Caïman Fu : Terrain d’entente
Caïman Fu revient au Petit Chicago pour une seconde visite, avec sous le bras, son dernier opus Les Charmes du quotidien.
Isabelle Blais se trouve à la croisée de toutes les conciliations, agissant comme une conjonction de coordination dans la grande phrase de la vie. D’abord, on le sait, parce qu’elle allie cinéma et musique avec une confiance et une légèreté remarquables. Il faut dire qu’avec la reconnaissance qu’elle obtient, tant dans le milieu musical que dans celui du cinéma… il serait ridicule de lui demander de choisir entre les deux. Sur le plan de la passion, pas question de céder du terrain: il faut simplement aller de l’avant.

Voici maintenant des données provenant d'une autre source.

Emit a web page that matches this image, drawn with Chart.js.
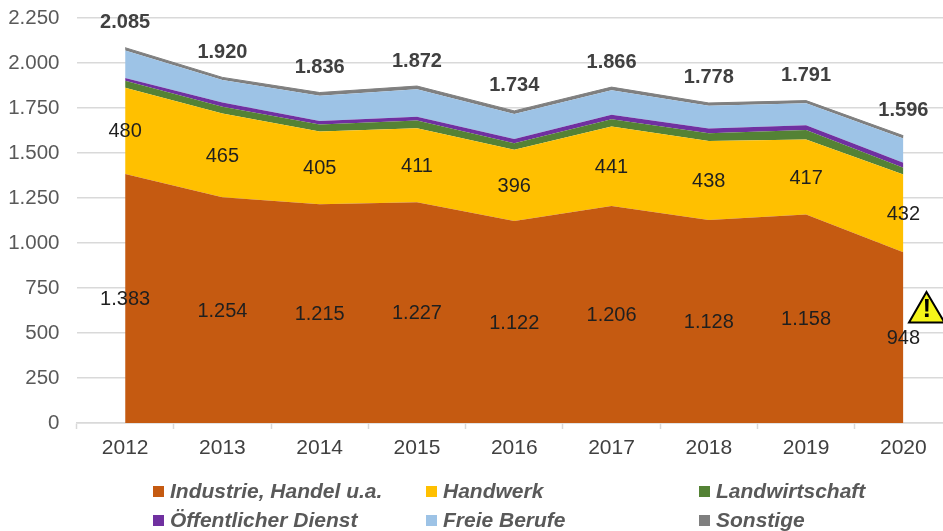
<!DOCTYPE html>
<html lang="de">
<head>
  <meta charset="UTF-8" />
  <title>Ausbildung nach Bereichen</title>
  <script src="https://cdn.jsdelivr.net/npm/chart.js"></script>
  <style>
    html, body {
      margin: 0;
      width: 943px;
      height: 531px;
      overflow: hidden;
      background: #fff;
      font-family: 'Liberation Sans', Arial, sans-serif;
    }
    #wrap { position: relative; width: 943px; height: 531px; overflow: hidden; }
    canvas { position: absolute; left: 0; top: 0; }
    .legend-item {
      position: absolute;
      font-size: 21px;
      font-weight: bold;
      font-style: italic;
      color: #595959;
      line-height: 24px;
      white-space: nowrap;
    }
    .legend-item i {
      position: absolute;
      left: -17px;
      top: 7px;
      width: 11px;
      height: 11px;
    }
  </style>
</head>
<body>
  <div id="wrap">
    <canvas id="chart" width="952" height="531"></canvas>
  </div>

  <script>
    const years = ['2012', '2013', '2014', '2015', '2016', '2017', '2018', '2019', '2020'];
    const yTicks = ['0', '250', '500', '750', '1.000', '1.250', '1.500', '1.750', '2.000', '2.250'];

    const industrie = [1383, 1254, 1215, 1227, 1122, 1206, 1128, 1158, 948];
    const handwerk = [480, 465, 405, 411, 396, 441, 438, 417, 432];
    // not labelled in the picture, read off the band heights
    const landwirtschaft = [38, 38, 38, 42, 36, 40, 44, 53, 38];
    const oeffentlich = [16, 24, 20, 22, 24, 26, 26, 26, 28];
    const freieBerufe = [152, 124, 140, 152, 138, 135, 126, 122, 135];
    const sonstige = [16, 15, 18, 18, 18, 18, 16, 15, 15];
    const totals = [2085, 1920, 1836, 1872, 1734, 1866, 1778, 1791, 1596];

    const names = ['Industrie, Handel u.a.', 'Handwerk', 'Landwirtschaft', 'Öffentlicher Dienst', 'Freie Berufe', 'Sonstige'];
    const colors = ['#C55A11', '#FFC000', '#548235', '#7030A0', '#9DC3E6', '#7F7F7F'];
    const values = [industrie, handwerk, landwirtschaft, oeffentlich, freieBerufe, sonstige];

    const fmt = n => n.toLocaleString('de-DE');

    // band labels for the two big series, bold totals above the stack
    const labelPlugin = {
      id: 'labelPlugin',
      afterDatasetsDraw(chart) {
        const { ctx, scales: { x, y } } = chart;
        ctx.save();
        ctx.textAlign = 'center';
        ctx.textBaseline = 'middle';
        ctx.fillStyle = '#1f1f1f';
        ctx.font = "20px 'Liberation Sans'";
        years.forEach((yr, i) => {
          const px = x.getPixelForValue(i);
          ctx.fillText(fmt(industrie[i]), px, y.getPixelForValue(industrie[i] / 2) + 1);
          ctx.fillText(fmt(handwerk[i]), px, y.getPixelForValue(industrie[i] + handwerk[i] / 2) + 1);
        });
        ctx.fillStyle = '#404040';
        ctx.font = "bold 20px 'Liberation Sans'";
        years.forEach((yr, i) => {
          ctx.fillText(fmt(totals[i]), x.getPixelForValue(i), y.getPixelForValue(totals[i]) - 25);
        });

        // warning sign next to 2020
        ctx.beginPath();
        ctx.moveTo(926.5, 292);
        ctx.lineTo(944.5, 322.5);
        ctx.lineTo(909, 322.5);
        ctx.closePath();
        ctx.fillStyle = '#F5F519';
        ctx.fill();
        ctx.lineWidth = 2;
        ctx.strokeStyle = '#000';
        ctx.stroke();
        ctx.fillStyle = '#000';
        ctx.font = "bold 26px 'Liberation Sans'";
        ctx.fillText('!', 926.8, 310);
        ctx.restore();
      }
    };

    new Chart(document.getElementById('chart'), {
      type: 'line',
      data: {
        labels: years,
        datasets: values.map((data, i) => ({
          label: names[i],
          data,
          backgroundColor: colors[i],
          borderColor: colors[i],
          borderWidth: i === 5 ? 1 : 0,
          pointRadius: 0,
          tension: 0,
          fill: i === 0 ? 'origin' : '-1'
        }))
      },
      options: {
        responsive: false,
        animation: false,
        layout: { padding: { top: 18, right: 0, bottom: 0, left: 0 } },
        plugins: { legend: { display: false }, tooltip: { enabled: false } },
        scales: {
          x: {
            offset: true,
            grid: { offset: true, drawOnChartArea: false, color: '#d9d9d9', tickLength: 6, tickWidth: 1.5 },
            border: { color: '#d9d9d9', width: 1.5 },
            ticks: { color: '#404040', font: { family: 'Liberation Sans', size: 21 }, padding: 7, maxRotation: 0 },
            afterFit: s => { s.height = 108; s.paddingLeft = 0; s.paddingRight = 0; }
          },
          y: {
            stacked: true,
            min: 0,
            max: 2250,
            afterBuildTicks: s => { s.ticks = yTicks.map((t, i) => ({ value: i * 250 })); },
            grid: { color: '#d9d9d9', lineWidth: 1.5, drawTicks: false },
            border: { display: false },
            ticks: {
              color: '#595959',
              font: { family: 'Liberation Sans', size: 20.5 },
              padding: 17,
              callback: (v, i) => yTicks[i]
            },
            afterFit: s => { s.width = 76.5; s.paddingTop = 0; s.paddingBottom = 0; }
          }
        }
      },
      plugins: [labelPlugin]
    });

    // legend sits in three columns under the plot
    const legendX = [170, 443, 716];
    const legendY = [479, 508];
    const wrap = document.getElementById('wrap');
    names.forEach((name, i) => {
      const el = document.createElement('div');
      el.className = 'legend-item';
      el.style.left = legendX[i % 3] + 'px';
      el.style.top = legendY[Math.floor(i / 3)] + 'px';
      el.textContent = name;
      const box = document.createElement('i');
      box.style.background = colors[i];
      el.appendChild(box);
      wrap.appendChild(el);
    });
  </script>
</body>
</html>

Celle qui a déjà participé à plusieurs des oeuvres les plus marquantes de la filmographie québécoise des dernières années (Un crabe dans la tête, Québec-Montréal, Les Invasions barbares, Les Aimants…) n’a pas fini de se faire remarquer. Son rôle récent dans la série Traffic humain ne dément pas son talent évident pour le petit et le grand écran. Fascinant de l’entendre ensuite chanter les Charmes du quotidien.
Les textes qu’elle chante au sein de la formation Caïman Fu sont léger; en tant que parolière, elle a cherché à concilier le quotidien et la poésie: "Le quotidien, c’est comme un mal. Ça peut devenir très beau ou on peut s’engouffrer dedans. Dans nos chansons, il y a toujours une partie du quotidien. J’ai cherché à montrer l’aliénation du temps qui passe. On vit… Il faut travailler, payer nos comptes, on cherche l’amour, il faut prendre soin de sa santé. C’est des gestes que tout le monde fait. Mais on n’est pas des robots! Il faut juste pas se perdre là-dedans, ne pas oublier qu’on est en vie. Autrement, on devient zombie et on oublie le temps qui passe." Peut-être est-ce son statut de vedette, l’obligeant tous les jours à tendre vers un rapprochement entre l’ordinaire et l’extraordinaire, qui la met sur la piste de la conciliation. "C’est toujours agréable que les gens te disent qu’ils ont aimé ce que tu fais. Mais il faut rester les pieds sur terre. J’ai pas choisi ce métier pour être reconnue. C’est pas ma motivation. Ça me rend mal à l’aise quand quelqu’un se plie en quatre devant moi. Je ne carbure pas à ça du tout. Le fait de fréquenter les deux milieux m’a appris que l’important, c’est le travail. À long terme, l’important, c’est pas les honneurs. Je veux juste que ça dure."
Caïman Fu se retrouve même au centre d’une conciliation que plusieurs envisageront comme improbable. Alors qu’ils étaient sur la scène de la fête nationale québécoise, à Montréal, en 2005, ils se retrouveront sur les plaines d’Abraham pour la fête du Canada en 2006. Interrogée sur ce qui pourrait être considéré comme une apparente contradiction par certains, elle répond avec aplomb, mentionnant au passage que d’autres artistes (Plume Latraverse, les Cowboys Fringants) l’ont fait avant eux: "Notre band n’est pas très politisé. C’est sûr que mes idées politiques, je les mets de côté pour ça. L’important, c’est de mettre du pain sur la table pour mes musiciens. Moi, j’ai le luxe d’avoir un autre métier… J’ai beau avoir des tendances souverainistes, n’empêche que c’est payant. Pour penser politique, il faut d’abord avoir du pain sur la table. Ça ne me remue pas outre mesure."